The pamphlet was created by Charles H. Eggleston, the editor of the Anaconda Standard, though it lists no author. It masqueraded as a supplement to An Address to the People of Montana, a pro-Helena pamphlet that degraded the city of Anaconda for its working-class, little-educated, and industrial population. Although the pamphlet lists Helena as its original print location, and a contemporaneous newspaper account said the pamphlet was printed "by some every-day citizen of Helena" who was "disgusted" with An Address to the People of Montana, Helena's Social Supremacy was likelier printed elsewhere. It contains 48 pages, some with illustrations, and has a page size of 16.511.2 cm. Upon its completion, the Great Falls Weekly Tribune reported that the committee in charge of the Address sent an attaché of "paid spies" to uncover the author's identity.

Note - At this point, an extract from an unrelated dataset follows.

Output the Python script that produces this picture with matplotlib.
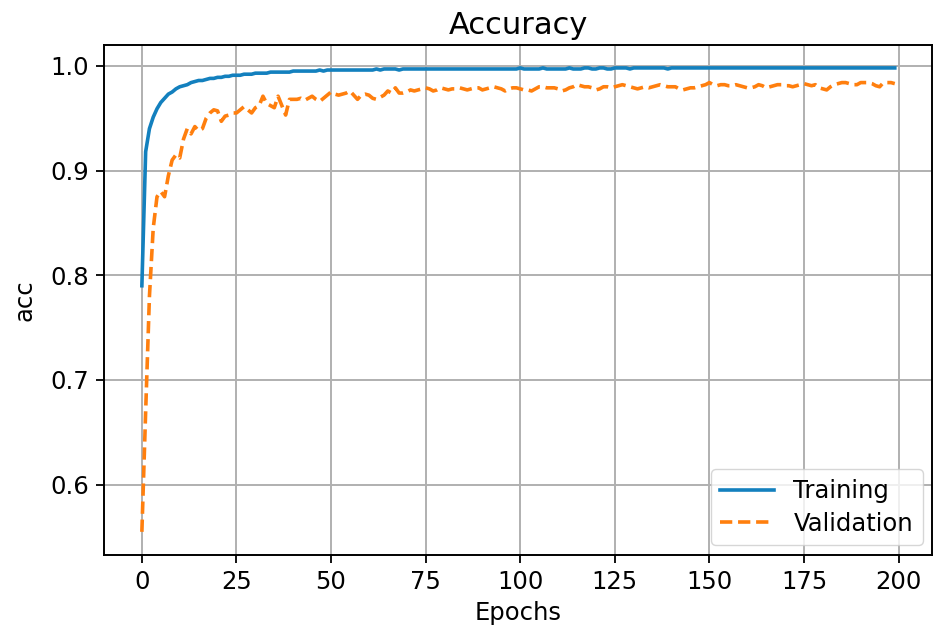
import matplotlib
matplotlib.use("Agg")
import matplotlib.pyplot as plt

title = "Accuracy"
xlabel = "Epochs"
ylabel = "acc"
series_names = ["Training", "Validation"]

training_acc = [
    0.790, 0.918, 0.940, 0.951, 0.959, 0.965, 0.969, 0.973, 0.975, 0.978,
    0.980, 0.981, 0.982, 0.984, 0.985, 0.986, 0.986, 0.987, 0.988, 0.988,
    0.989, 0.989, 0.990, 0.990, 0.991, 0.991, 0.991, 0.992, 0.992, 0.992,
    0.993, 0.993, 0.993, 0.993, 0.994, 0.994, 0.994, 0.994, 0.994, 0.994,
    0.995, 0.995, 0.995, 0.995, 0.995, 0.995, 0.995, 0.996, 0.995, 0.996,
    0.996, 0.996, 0.996, 0.996, 0.996, 0.996, 0.996, 0.996, 0.996, 0.996,
    0.996, 0.996, 0.997, 0.996, 0.997, 0.997, 0.997, 0.997, 0.996, 0.997,
    0.997, 0.997, 0.997, 0.997, 0.997, 0.997, 0.997, 0.997, 0.997, 0.997,
    0.997, 0.997, 0.997, 0.997, 0.997, 0.997, 0.997, 0.997, 0.997, 0.997,
    0.997, 0.997, 0.997, 0.997, 0.997, 0.997, 0.997, 0.997, 0.997, 0.997,
    0.998, 0.997, 0.997, 0.997, 0.997, 0.997, 0.998, 0.997, 0.997, 0.997,
    0.997, 0.997, 0.997, 0.998, 0.997, 0.997, 0.997, 0.998, 0.998, 0.997,
    0.997, 0.998, 0.998, 0.997, 0.997, 0.998, 0.998, 0.998, 0.998, 0.997,
    0.998, 0.998, 0.998, 0.998, 0.998, 0.998, 0.998, 0.998, 0.998, 0.997,
    0.998, 0.998, 0.998, 0.998, 0.998, 0.998, 0.998, 0.998, 0.998, 0.998,
    0.998, 0.998, 0.998, 0.998, 0.998, 0.998, 0.998, 0.998, 0.998, 0.998,
    0.998, 0.998, 0.998, 0.998, 0.998, 0.998, 0.998, 0.998, 0.998, 0.998,
    0.998, 0.998, 0.998, 0.998, 0.998, 0.998, 0.998, 0.998, 0.998, 0.998,
    0.998, 0.998, 0.998, 0.998, 0.998, 0.998, 0.998, 0.998, 0.998, 0.998,
    0.998, 0.998, 0.998, 0.998, 0.998, 0.998, 0.998, 0.998, 0.998, 0.998,
]

validation_acc = [
    0.555, 0.670, 0.780, 0.845, 0.875, 0.880, 0.875, 0.895, 0.910, 0.915,
    0.912, 0.930, 0.940, 0.935, 0.942, 0.938, 0.940, 0.950, 0.955, 0.958,
    0.957, 0.947, 0.952, 0.953, 0.955, 0.955, 0.958, 0.961, 0.958, 0.955,
    0.960, 0.962, 0.971, 0.964, 0.962, 0.960, 0.971, 0.962, 0.953, 0.968,
    0.968, 0.968, 0.969, 0.967, 0.969, 0.971, 0.968, 0.966, 0.969, 0.972,
    0.975, 0.973, 0.972, 0.973, 0.974, 0.976, 0.972, 0.968, 0.972, 0.973,
    0.972, 0.969, 0.968, 0.970, 0.972, 0.976, 0.974, 0.979, 0.974, 0.974,
    0.975, 0.977, 0.976, 0.977, 0.978, 0.979, 0.978, 0.976, 0.977, 0.979,
    0.978, 0.977, 0.978, 0.978, 0.979, 0.978, 0.977, 0.978, 0.979, 0.979,
    0.977, 0.978, 0.979, 0.980, 0.979, 0.978, 0.976, 0.978, 0.979, 0.979,
    0.978, 0.977, 0.977, 0.976, 0.978, 0.980, 0.980, 0.979, 0.979, 0.979,
    0.978, 0.976, 0.977, 0.979, 0.980, 0.982, 0.981, 0.980, 0.980, 0.979,
    0.977, 0.978, 0.980, 0.980, 0.979, 0.980, 0.981, 0.982, 0.981, 0.980,
    0.979, 0.978, 0.979, 0.980, 0.979, 0.980, 0.981, 0.982, 0.981, 0.980,
    0.980, 0.980, 0.978, 0.977, 0.978, 0.979, 0.979, 0.980, 0.981, 0.982,
    0.984, 0.982, 0.981, 0.982, 0.982, 0.981, 0.981, 0.982, 0.981, 0.980,
    0.979, 0.979, 0.980, 0.982, 0.981, 0.979, 0.980, 0.981, 0.982, 0.982,
    0.981, 0.981, 0.980, 0.981, 0.982, 0.983, 0.982, 0.981, 0.982, 0.979,
    0.978, 0.977, 0.980, 0.982, 0.983, 0.984, 0.984, 0.983, 0.982, 0.982,
    0.984, 0.984, 0.984, 0.983, 0.981, 0.980, 0.984, 0.984, 0.984, 0.983,
]

epochs = list(range(len(training_acc)))

fig = plt.figure(figsize=(9.39, 6.30), dpi=100)
ax = fig.add_axes([0.111, 0.119, 0.882, 0.810])

ax.plot(epochs, training_acc, color="#1380be", linewidth=2.6, label=series_names[0])
ax.plot(epochs, validation_acc, color="#ff7f0e", linewidth=2.6, linestyle="--",
        dashes=(3.4, 1.6), label=series_names[1])

ax.set_title(title, fontsize=22, pad=8)
ax.set_xlabel(xlabel, fontsize=17.5, labelpad=5)
ax.set_ylabel(ylabel, fontsize=17.5, labelpad=10)
ax.set_xticks([0, 25, 50, 75, 100, 125, 150, 175, 200])
ax.set_yticks([0.6, 0.7, 0.8, 0.9, 1.0])
ax.tick_params(labelsize=17.5, length=6, width=1.3, pad=5)
ax.grid(True, color="#b0b0b0", linewidth=1.4)
for s in ax.spines.values():
    s.set_linewidth(1.4)
ax.legend(loc="lower right", fontsize=17.5, handlelength=2.2,
          borderaxespad=0.4, labelspacing=0.35)

fig.savefig("out.png", dpi=100)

The pamphlet played into the view of Helena as a pretentious and elite city. In one segment, it reported that Helena had hundreds of women—774—who owned poodle dogs, while Anaconda had precisely zero. Where the Address had painted Marcus Daly—the corporate leader of Anaconda—as rapacious, the satire instead developed a rags to riches story of an egalitarian gentleman; the satire said the apparent ineffectiveness of the Address in demonstrating his greed was because of Helena's "proverbial tenderness of heart and nobility of soul". It satirized the Helenan view of other towns by portraying them as relatively advanced and progressive: Boulder boys and girls finely danced, the residents of Phillipsburg brushed their teeth, and Anacondans did not consider it "good fun to interrupt funeral services with a charivari" (mock parade).

Although thousands of copies of the pamphlet were probably produced in the lead-up to the referendum, an estimate in 1940 placed the number surviving at around six. Around that time, one copy was repatriated to Montana—and then to the state treasurer's archives—after being held on the East Coast for several decades.